1 – A paru dans l’édition de 1730. (G.A.)

 

2 – On lisait encore dans l’édition de 1730 :

 

              « Après avoir mis sous les yeux du lecteur un petit abrégé de l’histoire qui sert de fondement à la Henriade, il semblerait qu’on dût, selon l’usage, donner ici une dissertation sur l’épopée, d’autant plus que le Père. Le Bossu a bien donné des règles pour composer un poème épique en grec ou en latin, mais non pas en français, et qu’il a écrit beaucoup plus pour les mœurs des anciens que pour les nôtres ; ordinaire défaut des savants qui connaissent mieux leurs auteurs classiques que leur propre pays, et qui, sachant Plaute par cœur, mais n’ayant jamais vu représenter une pièce de Molière, nous donnent pourtant des règles du théâtre.

 

              Plusieurs personnes demandaient qu’on imprimât à la tête de cette édition un petit ouvrage intitulé Essai sur la poésie épique, composé en anglais par M. de Voltaire en 1726, imprimé plusieurs fois à Londres. Il comptait le donner ici tel qu’il a été traduit en français par l’abbé Desfontaines qui écrit avec plus d’élégance et de pureté que personne, et qui a contribué beaucoup à décrier en France ce style recherché et ces tours affectés qui commençaient à infecter les meilleurs auteurs. M. de Voltaire ne se serait pas flatté de le traduire lui-même aussi bien que M. l’abbé Desfontaines l’a traduit (à quelques inadvertances près). Mais il a considéré que cet Essai est plutôt un simple exposé des poèmes épiques anciens et modernes, qu’une dissertation bien utile sur cet art.
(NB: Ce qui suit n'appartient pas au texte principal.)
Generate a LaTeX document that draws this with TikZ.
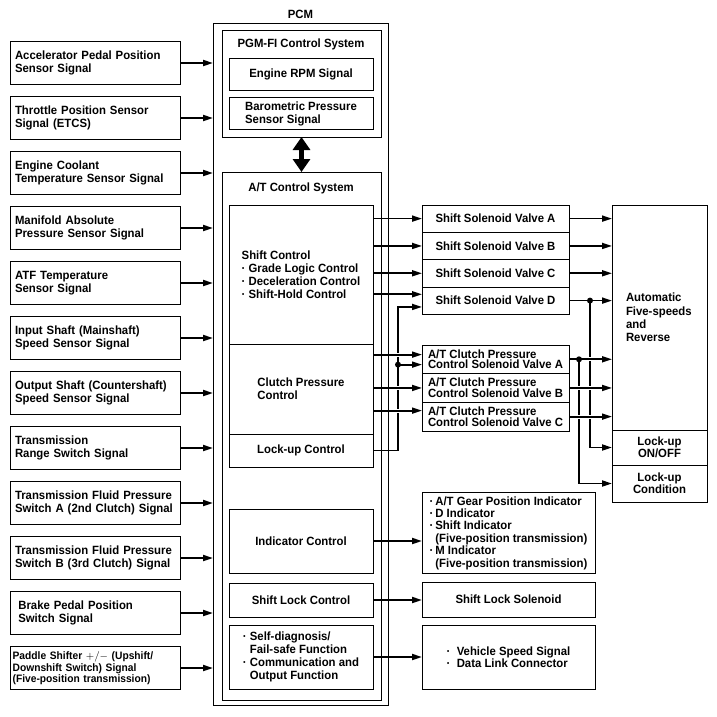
\documentclass[tikz,border=0pt]{standalone}
\usepackage{fontspec}
\setmainfont{Liberation Sans}[FakeStretch=0.95]
\usepackage{tikz}
\usetikzlibrary{arrows.meta, positioning}
\tikzset{
	sensor/.style={
		rectangle,
		minimum width=51mm,
		minimum height=12.9mm,
		text width=48mm,
		inner xsep=1.5mm,
		align=left,
		draw=black,
		line width=0.6pt,
		outer sep=0pt,
		font=\bfseries\fontsize{10.2}{11.2}\selectfont
	},
	housing/.style={
		rectangle,
		draw=black,
		line width=0.6pt,
		outer sep=0pt
	},
	block/.style={
		rectangle,
		minimum width=43.2mm,
		align=left,
		draw=black,
		line width=0.6pt,
		outer sep=0pt,
		font=\bfseries\fontsize{10.2}{11.2}\selectfont
	},
	valve/.style={
		rectangle,
		minimum width=44.1mm,
		inner ysep=0.3mm,
		align=left,
		draw=black,
		line width=0.6pt,
		outer sep=0pt,
		font=\bfseries\fontsize{10.2}{9.2}\selectfont
	},
	panel/.style={
		rectangle,
		minimum width=28.5mm,
		align=center,
		draw=black,
		line width=0.6pt,
		outer sep=0pt,
		font=\bfseries\fontsize{10.2}{10.5}\selectfont
	},
	result/.style={
		rectangle,
		minimum width=51.9mm,
		align=left,
		draw=black,
		line width=0.6pt,
		outer sep=0pt,
		font=\bfseries\fontsize{10.2}{10.6}\selectfont
	},
	heading/.style={font=\bfseries\fontsize{10.2}{11}\selectfont},
	arrow/.style={line width=1.5pt,-{Triangle[length=3mm,width=1.8mm]}},
	bothway/.style={line width=3.6pt,{Triangle[length=3.9mm,width=5.1mm]}-{Triangle[length=3.9mm,width=5.1mm]}},
	hop/.style={preaction={draw=white,line width=3.5pt,-,shorten <=#1,shorten >=2mm}},
	dot/.style={circle,fill=black,inner sep=0pt,minimum size=1.8mm}
}

\begin{document}
\begin{tikzpicture}[x=0.3mm,y=-0.3mm]
	\useasboundingbox (0,0) rectangle (717,717);

	% inputs
	\node (in1) [sensor] at (95,63) {Accelerator Pedal Position\\Sensor Signal};
	\node (in2) [sensor, below=3.6mm of in1] {Throttle Position Sensor\\Signal (ETCS)};
	\node (in3) [sensor, below=3.6mm of in2] {Engine Coolant\\Temperature Sensor Signal};
	\node (in4) [sensor, below=3.6mm of in3] {Manifold Absolute\\Pressure Sensor Signal};
	\node (in5) [sensor, below=3.6mm of in4] {ATF Temperature\\Sensor Signal};
	\node (in6) [sensor, below=3.6mm of in5] {Input Shaft (Mainshaft)\\Speed Sensor Signal};
	\node (in7) [sensor, below=3.6mm of in6] {Output Shaft (Countershaft)\\Speed Sensor Signal};
	\node (in8) [sensor, below=3.6mm of in7] {Transmission\\Range Switch Signal};
	\node (in9) [sensor, below=3.6mm of in8] {Transmission Fluid Pressure\\Switch A (2nd Clutch) Signal};
	\node (in10) [sensor, below=3.6mm of in9] {Transmission Fluid Pressure\\Switch B (3rd Clutch) Signal};
	\node (in11) [sensor, below=3.6mm of in10] {\hspace*{1mm}Brake Pedal Position\\\hspace*{1mm}Switch Signal};
	\node (in12) [sensor, below=3.6mm of in11, inner xsep=0.8mm, text width=49.4mm, font=\bfseries\fontsize{9.2}{8.4}\selectfont] {Paddle Shifter {\normalfont $+/-$} (Upshift/\\Downshift Switch) Signal\\(Five-position transmission)};

	% PCM
	\node (pcm) [housing, minimum width=52.5mm, minimum height=204.6mm, label={[heading]above:PCM}] at (300.5,364) {};
	\node (pgmfi) [housing, minimum width=47.7mm, minimum height=32.1mm] at (301.5,83.5) {};
	\node (pgmtitle) [heading] at (301,44) {PGM-FI Control System};
	\node (rpm) [block, minimum height=9.6mm] at (301,74) {Engine RPM Signal};
	\node (baro) [block, minimum height=9.3mm] at (301,113.5) {Barometric Pressure\\Sensor Signal};
	\node (atcs) [housing, minimum width=47.7mm, minimum height=158.4mm] at (301.5,436) {};
	\node (attitle) [heading] at (301,188) {A/T Control System};
	\node (shiftctl) [block, minimum height=41.7mm] at (301,274.5) {Shift Control\\· Grade Logic Control\\· Deceleration Control\\· Shift-Hold Control};
	\node (clutchctl) [block, minimum height=27mm, below=0pt of shiftctl] {Clutch Pressure\\Control};
	\node (lockup) [block, minimum height=9.9mm, below=0pt of clutchctl] {Lock-up Control};
	\node (indctl) [block, minimum height=19.2mm] at (301,541) {Indicator Control};
	\node (slctl) [block, minimum height=10.2mm] at (301,600) {Shift Lock Control};
	\node (diag) [block, minimum height=19.2mm] at (301,657) {· Self-diagnosis/\\\phantom{· }Fail-safe Function\\· Communication and\\\phantom{· }Output Function};

	% solenoids
	\node (ssa) [valve, minimum height=8.2mm] at (495.5,218.6) {Shift Solenoid Valve A};
	\node (ssb) [valve, minimum height=8.2mm, below=0pt of ssa] {Shift Solenoid Valve B};
	\node (ssc) [valve, minimum height=8.2mm, below=0pt of ssb] {Shift Solenoid Valve C};
	\node (ssd) [valve, minimum height=8.2mm, below=0pt of ssc] {Shift Solenoid Valve D};
	\node (cva) [valve, minimum height=8.6mm] at (495.5,359.3) {A/T Clutch Pressure\\Control Solenoid Valve A};
	\node (cvb) [valve, minimum height=8.6mm, below=0pt of cva] {A/T Clutch Pressure\\Control Solenoid Valve B};
	\node (cvc) [valve, minimum height=8.6mm, below=0pt of cvb] {A/T Clutch Pressure\\Control Solenoid Valve C};

	% outputs
	\node (auto) [panel, minimum height=67.5mm, text width=22.5mm, inner xsep=3mm, align=left, font=\bfseries\fontsize{10.2}{11.3}\selectfont] at (659.5,317.5) {\hspace*{1.2mm}Automatic\\\hspace*{1.2mm}Five-speeds\\\hspace*{1.2mm}and\\\hspace*{1.2mm}Reverse};
	\node (lockonoff) [panel, minimum height=10.5mm, below=0pt of auto] {Lock-up\\ON/OFF};
	\node (lockcond) [panel, minimum height=11.1mm, below=0pt of lockonoff] {Lock-up\\Condition};
	\node (indlist) [result, minimum height=24mm] at (508.5,533) {·\,A/T Gear Position Indicator\\·\,D Indicator\\·\,Shift Indicator\\\phantom{·\,}(Five-position transmission)\\·\,M Indicator\\\phantom{·\,}(Five-position transmission)};
	\node (slsol) [result, minimum height=10.5mm] at (508.5,599.5) {Shift Lock Solenoid};
	\node (vss) [result, minimum height=19.2mm] at (508.5,657) {·\ \ Vehicle Speed Signal\\·\ \ Data Link Connector};

	% bus points
	\coordinate (lubus) at (398,0);
	\coordinate (rbusa) at (579,0);
	\coordinate (rbusb) at (590,0);
	\coordinate (ssdhi) at ([yshift=1.9mm]ssd.west);
	\coordinate (ssdlo) at ([yshift=-1.9mm]ssd.west);
	\coordinate (cvahi) at ([yshift=1.4mm]cva.west);
	\coordinate (cvalo) at ([yshift=-1.6mm]cva.west);
	\coordinate (cvchi) at ([yshift=1.8mm]cvc.west);

	% inputs to PCM
	\draw [arrow] (in1.east) -- (in1.east -| pcm.west);
	\draw [arrow] (in2.east) -- (in2.east -| pcm.west);
	\draw [arrow] (in3.east) -- (in3.east -| pcm.west);
	\draw [arrow] (in4.east) -- (in4.east -| pcm.west);
	\draw [arrow] (in5.east) -- (in5.east -| pcm.west);
	\draw [arrow] (in6.east) -- (in6.east -| pcm.west);
	\draw [arrow] (in7.east) -- (in7.east -| pcm.west);
	\draw [arrow] (in8.east) -- (in8.east -| pcm.west);
	\draw [arrow] (in9.east) -- (in9.east -| pcm.west);
	\draw [arrow] (in10.east) -- (in10.east -| pcm.west);
	\draw [arrow] (in11.east) -- (in11.east -| pcm.west);
	\draw [arrow] (in12.east) -- (in12.east -| pcm.west);

	\draw [bothway] (pgmfi.south) -- (atcs.north);

	% lock-up and bus lines first
	\draw [arrow] (lockup.east) -- (lockup.east -| lubus) |- (ssdlo);
	\draw [arrow] (ssd.east -| rbusb) |- (lockonoff.west);
	\draw [arrow] (cva.east -| rbusa) |- (lockcond.west);

	% shift control
	\draw [arrow] (shiftctl.east |- ssa.west) -- (ssa.west);
	\draw [arrow] (shiftctl.east |- ssb.west) -- (ssb.west);
	\draw [arrow] (shiftctl.east |- ssc.west) -- (ssc.west);
	\draw [arrow] (shiftctl.east |- ssdhi) -- (ssdhi);

	% clutch pressure control
	\draw [arrow, hop=6mm] (clutchctl.east |- cvahi) -- (cvahi);
	\draw [arrow, hop=6mm] (clutchctl.east |- cvb.west) -- (cvb.west);
	\draw [arrow, hop=6mm] (clutchctl.east |- cvchi) -- (cvchi);
	\draw [arrow] (lubus |- cvalo) -- (cvalo);

	% to transmission
	\draw [arrow] (ssa.east) -- (ssa.east -| auto.west);
	\draw [arrow] (ssb.east) -- (ssb.east -| auto.west);
	\draw [arrow] (ssc.east) -- (ssc.east -| auto.west);
	\draw [arrow] (ssd.east) -- (ssd.east -| auto.west);
	\draw [arrow, hop=1mm] (cva.east) -- (cva.east -| auto.west);
	\draw [arrow, hop=1mm] (cvb.east) -- (cvb.east -| auto.west);
	\draw [arrow, hop=1mm] (cvc.east) -- (cvc.east -| auto.west);

	% lower outputs
	\draw [arrow] (indctl.east) -- (indctl.east -| indlist.west);
	\draw [arrow] (slctl.east) -- (slctl.east -| slsol.west);
	\draw [arrow] (diag.east) -- (diag.east -| vss.west);

	% junctions
	\node (ludot) [dot] at (lubus |- cvalo) {};
	\node (ssddot) [dot] at (ssd.east -| rbusb) {};
	\node (cvadot) [dot] at (cva.east -| rbusa) {};
\end{tikzpicture}
\end{document}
Le poème épique sur lequel il s’étendait le plus était le Paradis perdu de Milton, ouvrage ignoré en France, mais qui est aujourd’hui très connu par la belle traduction qu’en a faite, quoique en prose, M. Dupré de Saint-Maur.

 

              On prend donc le parti de renvoyer ceux qui seraient curieux de lire cet Essai sur l’épopée, à la traduction de M. Desfontaines, à Paris, chez Chaubert, quai des Augustins.

 

              Ce n’est que le projet d’un plus long ouvrage que M. de Voltaire a composé depuis, et qu’il n’osa faire imprimer, ne croyant pas que ce soit à lui de donner des règles pour courir dans une carrière dans laquelle il n’a fait peut-être que broncher.

 

              Il se contentera donc de faire ici quelques courtes observations nécessaires à des lecteurs, peu instruits d’ailleurs, qui pourraient jeter les yeux sur ce poème. » Et suivant l’Idée sur la Henriade. (G.A.)